As the 12:01 deadline (the hour of Robert Lincoln's death) approached, 23 Lincoln scholars and members of the Library staff left a banquet hall and walked solemnly into a room in the Library annex. Among them was white-thatched Lincoln Historian Carl Sandburg, who had spent part of the evening singing songs of the Lincoln period to his colleagues. Steel doors swung open, and the collection, 194 black-backed volumes, stood revealed.
Most of the attendant scholars were already familiar with some of the 18,350 pieces of personal and official mail, manuscript and memoranda. Much of the material has been referred to and quoted in the works of Lincoln's two secretaries, John G. Nicolay and John Hay. Later it became the source material of innumerable books by other authors. But it would be a rich mine of Lincolniana. Few collections have led so closely guarded an existence.
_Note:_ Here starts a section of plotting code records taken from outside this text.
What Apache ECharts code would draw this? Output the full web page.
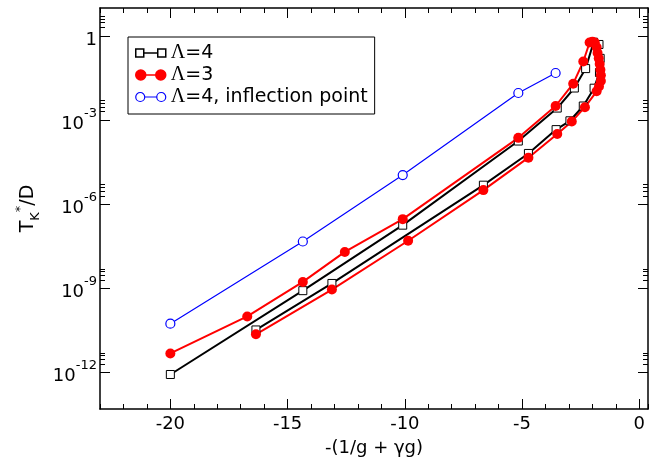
<!DOCTYPE html>
<html><head><meta charset="utf-8">
<script src="https://cdn.jsdelivr.net/npm/echarts@6.0.0/dist/echarts.min.js"></script>
<style>html,body{margin:0;padding:0;background:#fff}#c{width:659px;height:462px}</style>
</head><body><div id="c"></div>
<script>
// ---- data (x = -(1/g + γg), y = T_K*/D) ----
const seriesNames = ['Λ=4', 'Λ=3', 'Λ=4, inflection point'];
const lambda4 = [
  [-20, 8.5e-13], [-14.35, 8.3e-10], [-10.09, 1.8e-7], [-5.16, 1.8e-4], [-3.5, 2.7e-3],
  [-2.77, 1.4e-2], [-2.29, 6.9e-2], [-1.95, 0.6], [-1.72, 0.5], [-1.67, 0.16],
  [-1.7, 0.05], [-1.93, 1.38e-2], [-2.39, 3.2e-3], [-2.96, 9.5e-4], [-3.55, 4.6e-4],
  [-4.73, 6.5e-5], [-6.65, 4.8e-6], [-13.11, 1.5e-9], [-16.35, 3.3e-11]
];
const lambda3 = [
  [-20, 4.8e-12], [-16.72, 1.0e-10], [-14.35, 1.7e-9], [-12.56, 2.0e-8], [-10.09, 2.95e-7],
  [-5.16, 2.34e-4], [-3.57, 3.2e-3], [-2.82, 2.0e-2], [-2.39, 0.123], [-2.12, 0.59],
  [-2.0, 0.62], [-1.9, 0.59], [-1.82, 0.4], [-1.78, 0.25], [-1.73, 0.16], [-1.69, 0.1],
  [-1.66, 0.063], [-1.64, 0.04], [-1.64, 0.025], [-1.72, 0.016], [-1.82, 0.0107],
  [-2.32, 2.9e-3], [-2.88, 8.9e-4], [-3.5, 3.2e-4], [-4.73, 4.6e-5], [-6.65, 3.2e-6],
  [-9.86, 5.0e-8], [-13.11, 9.1e-10], [-16.35, 2.3e-11]
];
const lambda4Inflection = [
  [-20, 5.5e-11], [-14.35, 4.7e-8], [-10.09, 1.1e-5], [-5.16, 9.3e-3], [-3.57, 4.8e-2]
];
const xMajorTicks = [-20, -15, -10, -5, 0];
const yMajorTicks = [1e-12, 1e-9, 1e-6, 1e-3, 1];
const yMinorTicks = [2e-12, 3e-12, 4e-12, 5e-12, 2e-9, 3e-9, 4e-9, 5e-9, 2e-6, 3e-6, 4e-6, 5e-6,
  2e-3, 3e-3, 4e-3, 5e-3, 2, 3, 4, 5];

const FONT = 'DejaVu Sans, Liberation Sans, sans-serif';
const X_MIN = -23, X_MAX = 0.37, Y_MIN = 5e-14, Y_MAX = 10;

function xAx(pos, major) {
  const a = {
    type: 'value', position: pos, min: X_MIN, max: X_MAX,
    splitLine: { show: false },
    axisLine: { show: major, onZero: false, lineStyle: { color: '#000', width: 1.5 } },
    axisTick: { show: true, inside: true, length: major ? 10 : 5, lineStyle: { color: '#000', width: 1 } },
    axisLabel: { show: false }
  };
  if (major) { a.axisTick.customValues = xMajorTicks; } else { a.interval = 1; }
  return a;
}
function yAx(pos, major) {
  return {
    type: 'log', position: pos, min: Y_MIN, max: Y_MAX,
    splitLine: { show: false },
    axisLine: { show: major, onZero: false, lineStyle: { color: '#000', width: 1.5 } },
    axisTick: { show: true, inside: true, length: major ? 10 : 5,
      customValues: major ? yMajorTicks : yMinorTicks, lineStyle: { color: '#000', width: 1 } },
    axisLabel: { show: false }
  };
}

const xBottom = xAx('bottom', true);
xBottom.axisLabel = { show: true, customValues: xMajorTicks, margin: 6, fontSize: 18, color: '#000', fontFamily: FONT };
xBottom.name = '-(1/g + γg)';
xBottom.nameLocation = 'middle';
xBottom.nameGap = 30;
xBottom.nameTextStyle = { fontSize: 18, color: '#000', fontFamily: FONT };

const yLeft = yAx('left', true);
yLeft.axisLabel = {
  show: true, customValues: yMajorTicks, margin: 3, color: '#000', fontFamily: FONT,
  formatter: function (v) {
    const e = Math.round(Math.log10(v));
    return e === 0 ? '{n|1}' : '{n|10}{s|' + e + '}';
  },
  rich: {
    n: { fontSize: 18, fontFamily: FONT, color: '#000', lineHeight: 26, verticalAlign: 'bottom' },
    s: { fontSize: 13, fontFamily: FONT, color: '#000', lineHeight: 13, verticalAlign: 'top' }
  }
};
yLeft.name = '{t|T}{k|K}{a|*}{t|/D}';
yLeft.nameLocation = 'middle';
yLeft.nameGap = 58;
yLeft.nameTextStyle = {
  rich: {
    t: { fontSize: 19, fontFamily: FONT, color: '#000', lineHeight: 28, verticalAlign: 'middle' },
    k: { fontSize: 13, fontFamily: FONT, color: '#000', lineHeight: 13, verticalAlign: 'bottom' },
    a: { fontSize: 13, fontFamily: FONT, color: '#000', lineHeight: 13, verticalAlign: 'top' }
  }
};

const legendRich = {
  g: { fontSize: 20, fontFamily: 'Liberation Serif, serif', color: '#000' },
  t: { fontSize: 19, fontFamily: FONT, color: '#000' }
};

const option = {
  animation: false,
  backgroundColor: '#fff',
  grid: { left: 100, right: 11, top: 8, bottom: 50 },
  xAxis: [xBottom, xAx('bottom', false), xAx('top', true), xAx('top', false)],
  yAxis: [yLeft, yAx('left', false), yAx('right', true), yAx('right', false)],
  legend: {
    orient: 'vertical', left: 128, top: 37,
    padding: [5, 7, 6, 7], itemGap: 0, itemWidth: 30, itemHeight: 10,
    borderColor: '#000', borderWidth: 1, borderRadius: 0,
    textStyle: { fontSize: 19, fontFamily: FONT, color: '#000', lineHeight: 22, rich: legendRich },
    formatter: function (name) { return '{g|Λ}{t|' + name.slice(1) + '}'; },
    data: [
      { name: seriesNames[0], icon: 'path://M0,1H8V9H0Z M8,5H22 M22,1H30V9H22Z',
        itemStyle: { color: '#fff', borderColor: '#000', borderWidth: 1.5 } },
      { name: seriesNames[1], icon: 'path://M0,5A5,5 0 1,0 10,5A5,5 0 1,0 0,5Z M10,5H20 M20,5A5,5 0 1,0 30,5A5,5 0 1,0 20,5Z',
        itemStyle: { color: '#ff0000', borderColor: '#ff0000', borderWidth: 1.5 } },
      { name: seriesNames[2], icon: 'path://M0,5A4.5,4.5 0 1,0 9,5A4.5,4.5 0 1,0 0,5Z M9,5H21 M21,5A4.5,4.5 0 1,0 30,5A4.5,4.5 0 1,0 21,5Z',
        itemStyle: { color: '#fff', borderColor: '#0000ff', borderWidth: 1.2 } }
    ]
  },
  series: [
    { name: seriesNames[0], type: 'line', data: lambda4, symbol: 'rect', symbolSize: 8,
      itemStyle: { color: '#fff', borderColor: '#000', borderWidth: 1 },
      lineStyle: { color: '#000', width: 2 }, emphasis: { disabled: true } },
    { name: seriesNames[1], type: 'line', data: lambda3, symbol: 'circle', symbolSize: 10,
      itemStyle: { color: '#ff0000', borderWidth: 0 },
      lineStyle: { color: '#ff0000', width: 2 }, emphasis: { disabled: true } },
    { name: seriesNames[2], type: 'line', data: lambda4Inflection, symbol: 'circle', symbolSize: 9,
      itemStyle: { color: '#fff', borderColor: '#0000ff', borderWidth: 1.2 },
      lineStyle: { color: '#0000ff', width: 1.2 }, emphasis: { disabled: true } }
  ]
};
const chart = echarts.init(document.getElementById('c'), null, { renderer: 'canvas' });
chart.setOption(option);
</script></body></html>
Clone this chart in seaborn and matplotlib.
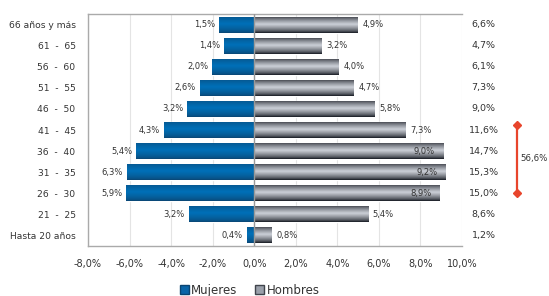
import numpy as np
import pandas as pd
import matplotlib.pyplot as plt
import matplotlib.transforms as mtransforms
from matplotlib.patches import Patch
import seaborn as sns

# age groups, top to bottom
grupos = ['66 años y más', '61  -  65', '56  -  60', '51  -  55', '46  -  50', '41  -  45',
          '36  -  40', '31  -  35', '26  -  30', '21  -  25', 'Hasta 20 años']
# bar lengths (%)
mujeres = [1.68, 1.44, 2.02, 2.6, 3.22, 4.33, 5.68, 6.11, 6.16, 3.13, 0.34]
hombres = [5.0, 3.27, 4.09, 4.81, 5.82, 7.3, 9.1, 9.24, 8.95, 5.49, 0.85]
# printed labels
etiq_mujeres = ['1,5%', '1,4%', '2,0%', '2,6%', '3,2%', '4,3%', '5,4%', '6,3%', '5,9%', '3,2%', '0,4%']
etiq_hombres = ['4,9%', '3,2%', '4,0%', '4,7%', '5,8%', '7,3%', '9,0%', '9,2%', '8,9%', '5,4%', '0,8%']
totales = ['6,6%', '4,7%', '6,1%', '7,3%', '9,0%', '11,6%', '14,7%', '15,3%', '15,0%', '8,6%', '1,2%']
xticks = [-8, -6, -4, -2, 0, 2, 4, 6, 8, 10]
suma_label = '56,6%'

txt = '#333333'
sns.set_style('white')
plt.rcParams['font.family'] = ['DejaVu Sans']

df = pd.DataFrame({
    'grupo': grupos * 2,
    'valor': [-v for v in mujeres] + hombres,
    'sexo': ['Mujeres'] * len(grupos) + ['Hombres'] * len(grupos),
})

fig = plt.figure(figsize=(5.49, 2.96), dpi=100)
ax = fig.add_axes([0.1603, 0.1689, 0.6812, 0.7838])
sns.barplot(data=df, x='valor', y='grupo', hue='sexo', orient='h', dodge=False,
            width=0.76, palette={'Mujeres': '#0a65a8', 'Hombres': '#b8bec8'},
            legend=False, ax=ax, zorder=2)

# gradient fills, clipped to each bar
n = 40
t = np.linspace(0, 1, n)
blue_dark = np.array([0x0b, 0x45, 0x72]) / 255
blue_mid = np.array([0x00, 0x70, 0xb8]) / 255
w = np.clip(1 - np.abs(t - 0.45) / 0.55, 0, 1) ** 0.6
blue = blue_dark[None, :] * (1 - w[:, None]) + blue_mid[None, :] * w[:, None]
g_dark = np.array([0x1e, 0x22, 0x2a]) / 255
g_light = np.array([0xd6, 0xda, 0xe2]) / 255
wg = np.clip(1 - np.abs(t - 0.48) / 0.5, 0, 1) ** 0.7
stripes = 1 - 0.09 * (np.arange(n) % 2)
gray = (g_dark[None, :] * (1 - wg[:, None]) + g_light[None, :] * wg[:, None]) * stripes[:, None]

for p in ax.patches:
    x0, y0 = p.get_x(), p.get_y()
    x1, y1 = x0 + p.get_width(), y0 + p.get_height()
    grad = blue if p.get_width() < 0 else gray
    im = ax.imshow(grad[:, None, :], extent=(min(x0, x1), max(x0, x1), max(y0, y1), min(y0, y1)),
                   origin='upper', aspect='auto', zorder=3, interpolation='bilinear')
    im.set_clip_path(p)

ax.set_xlim(-8, 10)
ax.set_ylim(len(grupos) - 0.5, -0.5)
ax.set_xticks(xticks)
ax.set_xticklabels([f'{v:.1f}%'.replace('.', ',') for v in xticks], fontsize=7, color=txt)
ax.tick_params(axis='x', length=0, pad=9)
ax.tick_params(axis='y', length=0, pad=9, labelsize=6.6, labelcolor=txt)
ax.set_xlabel('')
ax.set_ylabel('')
ax.grid(axis='x', color='#e4e4e4', lw=0.8, zorder=0)
ax.axvline(0, color='#999999', lw=1, zorder=4)
for s in ['left', 'top', 'bottom']:
    ax.spines[s].set_color('#aaaaaa')
    ax.spines[s].set_linewidth(1)
ax.spines['right'].set_visible(False)

# data labels
for i, (m, h) in enumerate(zip(mujeres, hombres)):
    ax.annotate(etiq_mujeres[i], (-m, i), xytext=(-3, 0), textcoords='offset points',
                ha='right', va='center', fontsize=6, color=txt, zorder=5)
    if h >= 8.5:
        ax.annotate(etiq_hombres[i], (h, i), xytext=(-6, 0), textcoords='offset points',
                    ha='right', va='center', fontsize=6, color=txt, zorder=5)
    else:
        ax.annotate(etiq_hombres[i], (h, i), xytext=(3, 0), textcoords='offset points',
                    ha='left', va='center', fontsize=6, color=txt, zorder=5)

# totals column
trans = mtransforms.blended_transform_factory(ax.transAxes, ax.transData)
for i, tot in enumerate(totales):
    ax.text(1.058, i, tot, transform=trans, ha='center', va='center',
            fontsize=6.8, color=txt, clip_on=False)

# red bracket for 26-45
ax.plot([1.147, 1.147], [4.75, 8.0], transform=trans, color='#e8452c', lw=1.6,
        marker='D', markersize=4.5, clip_on=False, zorder=6)
ax.text(1.156, 6.37, suma_label, transform=trans, ha='left', va='center',
        fontsize=6.2, color=txt, clip_on=False)

handles = [Patch(facecolor='#0a65a8', edgecolor='#0b4572', label='Mujeres'),
           Patch(facecolor='#9aa0aa', edgecolor='#40444c', label='Hombres')]
fig.legend(handles=handles, loc='center', bbox_to_anchor=(0.455, 0.02), ncol=2,
           frameon=False, fontsize=8.5, handlelength=0.75, handleheight=0.75,
           handletextpad=0.2, columnspacing=1.5, labelcolor=txt)

fig.savefig('out.png', dpi=100)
Although Robert Lincoln lent the vast pile of papers to Nicolay and Hay, who had them for 27 years, he refused to make the collection public. According to legend, he was afraid that Indiana's late Senator Albert Beveridge would use some item to write something unfavorable about the Lincoln family.
The next afternoon, 3,500 people crowded into the Library's rotunda to watch a public ceremony. Lincoln's great-grandson, Robert Todd Lincoln Beckwith, and General Grant's grandson, Major General Ulysses S. Grant III, were introduced. So were 14 authors of more than 100 books on Lincoln. None spoke; they simply stepped up on a platform, bowed silently, and stepped down.
The Library of Congress braced itself for a flood of inquiries. Said Dr. C. Percy Powell of the Library's Manuscripts Division: "Everyone who had a grandfather in the Civil War will come in here to see if Lincoln wrote him a letter."